ディスカバー・ニッケイ

https://www.discovernikkei.org/ja/journal/2008/4/10/enduring-communities/

Words at War: The Sensei of the US Navy Japanese Language School at the University of Colorado, 1942-1946

We have heard the meaning and effect of the vocabulary used by the majority aimed at the minority Japanese and Japanese Americans while the United States was at war with the Empire of Japan. However, there is quite another, formerly secret and almost unknown, story of the Japanese American sensei at the US Navy Japanese Language School at the University of Colorado. These sensei, through the teaching of Japanese, made a large contribution to both the war effort and the peace through their teaching of the Japanese language and the actions of their students. Scholars have been surprised to discover the influence these Navy and Marine Japanese language officers had in Naval and Marine intelligence, radio interception, code decryption, document translation, and prisoner of war interrogation during the war. But other scholars in East Asian studies have been equally astounded to discover the influence these former language officers wielded in US Japanese and Asian studies between 1950 and 1990. Even less well known, but also amazing, is the influence that other former Japanese language officers had in the various US intelligence agencies and in American diplomacy during this same period. A new scholarship is slowly developing that is beginning to reveal the importance of this small wartime Navy school and its 1650 attendees. But if the graduates contributed so greatly to the American academic, intelligence, and diplomatic understanding of Japan and Asia, were not the most important contributors those who taught them and turned their minds and understanding to matters Japanese? Are not the bridge-builders of that intellectual arch across the Pacific the sensei of the US Navy Japanese Language School? I believe an argument can be made for this contention.

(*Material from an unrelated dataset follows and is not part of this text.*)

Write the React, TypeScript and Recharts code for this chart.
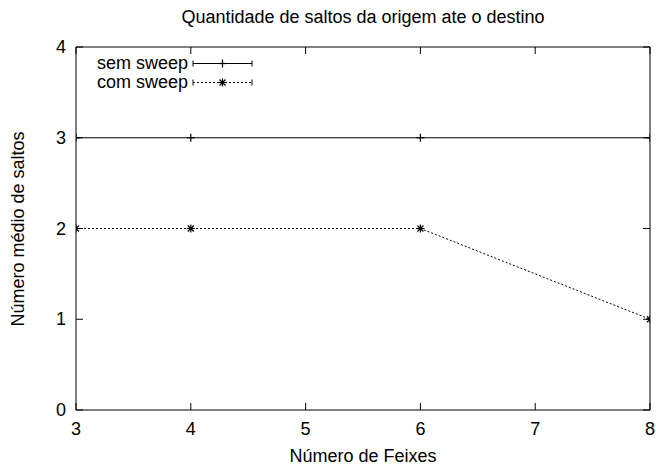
import { LineChart, Line, XAxis, YAxis, Legend } from 'recharts';

const feixes = [3, 4, 6, 8];
const semSweep = [3, 3, 3, 3];
const comSweep = [2, 2, 2, 1];
const xTicks = [3, 4, 5, 6, 7, 8];
const yTicks = [0, 1, 2, 3, 4];
const seriesNames = ['sem sweep', 'com sweep'];

const data = feixes.map((f, i) => ({ feixes: f, sem: semSweep[i], com: comSweep[i] }));

const FONT = '"Liberation Sans", Arial, Helvetica, sans-serif';
const FS = 18;

const PlusMark = ({ cx, cy }: any) => (
  <g stroke="#000" strokeWidth={1.2}>
    <line x1={cx - 4} y1={cy} x2={cx + 4} y2={cy} />
    <line x1={cx} y1={cy - 4} x2={cx} y2={cy + 4} />
  </g>
);

const StarMark = ({ cx, cy }: any) => (
  <g stroke="#000" strokeWidth={1.2}>
    <line x1={cx - 4} y1={cy} x2={cx + 4} y2={cy} />
    <line x1={cx} y1={cy - 4} x2={cx} y2={cy + 4} />
    <line x1={cx - 3} y1={cy - 3} x2={cx + 3} y2={cy + 3} />
    <line x1={cx - 3} y1={cy + 3} x2={cx + 3} y2={cy - 3} />
  </g>
);

const BottomTick = ({ x, y, payload }: any) => (
  <g>
    <line x1={x} y1={y} x2={x} y2={y - 7} stroke="#000" />
    <text x={x} y={y + 25} textAnchor="middle" fontFamily={FONT} fontSize={FS} fill="#000">
      {payload.value}
    </text>
  </g>
);

const TopTick = ({ x, y }: any) => <line x1={x} y1={y} x2={x} y2={y + 7} stroke="#000" />;

const LeftTick = ({ x, y, payload }: any) => (
  <g>
    <line x1={x} y1={y} x2={x + 7} y2={y} stroke="#000" />
    <text x={x - 10} y={y + 6} textAnchor="end" fontFamily={FONT} fontSize={FS} fill="#000">
      {payload.value}
    </text>
  </g>
);

const RightTick = ({ x, y }: any) => <line x1={x} y1={y} x2={x - 7} y2={y} stroke="#000" />;

const LegendBox = () => (
  <div style={{ fontFamily: FONT, fontSize: FS, color: '#000' }}>
    {seriesNames.map((name, i) => (
      <div key={name} style={{ display: 'flex', alignItems: 'center', height: 19 }}>
        <span style={{ width: 103, textAlign: 'right', lineHeight: '19px' }}>{name}</span>
        <svg width={64} height={19} style={{ marginLeft: 4 }}>
          <g stroke="#000" strokeWidth={1}>
            <line x1={1} y1={9.5} x2={60} y2={9.5} strokeDasharray={i === 1 ? '2 2' : undefined} />
            <line x1={1} y1={6.5} x2={1} y2={12.5} />
            <line x1={60} y1={6.5} x2={60} y2={12.5} />
          </g>
          {i === 0 ? <PlusMark cx={30.5} cy={9.5} /> : <StarMark cx={30.5} cy={9.5} />}
        </svg>
      </div>
    ))}
  </div>
);

export default function App() {
  return (
    <div style={{ position: 'absolute', left: 0, top: 0, width: 656, height: 467, background: '#fff' }}>
      <div
        style={{
          position: 'absolute', left: 0, width: 726, top: 7, textAlign: 'center',
          fontFamily: FONT, fontSize: FS, color: '#000',
        }}
      >
        Quantidade de saltos da origem ate o destino
      </div>
      <div
        style={{
          position: 'absolute', left: 363, top: 446, transform: 'translateX(-50%)', whiteSpace: 'nowrap',
          fontFamily: FONT, fontSize: FS, color: '#000',
        }}
      >
        Número de Feixes
      </div>
      <div
        style={{
          position: 'absolute', left: 18, top: 229, transform: 'translate(-50%, -50%) rotate(-90deg)',
          whiteSpace: 'nowrap', fontFamily: FONT, fontSize: FS, color: '#000',
        }}
      >
        Número médio de saltos
      </div>
      <LineChart width={656} height={467} data={data} margin={{ top: 46, right: 5, bottom: 56, left: 75 }}>
        <XAxis
          xAxisId="b" dataKey="feixes" type="number" domain={[3, 8]} ticks={xTicks} height={1}
          tickSize={0} tickMargin={0} tickLine={false} tick={<BottomTick />}
          axisLine={{ stroke: '#000' }} interval={0} allowDataOverflow
        />
        <XAxis
          xAxisId="t" orientation="top" dataKey="feixes" type="number" domain={[3, 8]} ticks={xTicks} height={1}
          tickSize={0} tickMargin={0} tickLine={false} tick={<TopTick />}
          axisLine={{ stroke: '#000' }} interval={0} allowDataOverflow
        />
        <YAxis
          yAxisId="l" type="number" domain={[0, 4]} ticks={yTicks} width={1}
          tickSize={0} tickMargin={0} tickLine={false} tick={<LeftTick />}
          axisLine={{ stroke: '#000' }} interval={0} allowDataOverflow
        />
        <YAxis
          yAxisId="r" orientation="right" type="number" domain={[0, 4]} ticks={yTicks} width={1}
          tickSize={0} tickMargin={0} tickLine={false} tick={<RightTick />}
          axisLine={{ stroke: '#000' }} interval={0} allowDataOverflow
        />
        <Legend
          layout="vertical" align="center" verticalAlign="middle" content={<LegendBox />}
          wrapperStyle={{ position: 'absolute', left: 85, top: 54, width: 'auto', height: 'auto' }}
        />
        <Line
          xAxisId="b" yAxisId="l" dataKey="sem" name={seriesNames[0]} stroke="#000" strokeWidth={1}
          dot={<PlusMark />} activeDot={false} isAnimationActive={false}
        />
        <Line
          xAxisId="b" yAxisId="l" dataKey="com" name={seriesNames[1]} stroke="#000" strokeWidth={1}
          strokeDasharray="2 2" dot={<StarMark />} activeDot={false} isAnimationActive={false}
        />
      </LineChart>
    </div>
  );
}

Actually established in Japan, the US Navy, Army and the State Department Japanese Language Schools educated small numbers of Foreign Service, Military, and Naval Academy officers after the stunning triumph of the Japanese Empire over the Russian Empire in 1905. For thirty years, the Navy assigned individual Naval Academy graduates to a 3 year course in Tokyo, for which their chief sensei, Naoe Naganuma, created a set of instructional texts that immersed the students in Japanese culture and history, while teaching the language. By 1940, US/Japanese diplomatic tensions both required the transfer of the school to the US, and suggested changes in student numbers and length of training. The Navy had to find a new school location, while enlarging school enrollment and shortening the program’s length from 3 years to 14 months. These changes were necessary to provide the numbers of language officers necessary for wartime missions as soon as possible. American academics in Japanese language were not convinced that they could teach Japanese to students in 14 months. The Navy Japanese Language School organizer, Commander Albert E. Hindmarsh, knowing the difference between education and training, dismissed the use of academics to train naval students in Japanese, preferring to recruit bilingual Japanese American professionals for the new Naganuma program. After an experiment at both Harvard University and the University of California Berkeley in 1940-41 showed that Berkeley would best follow the Navy model, the Program recruited a number of Japanese American sensei to teach the several dozen, largely Japan and China-raised American students.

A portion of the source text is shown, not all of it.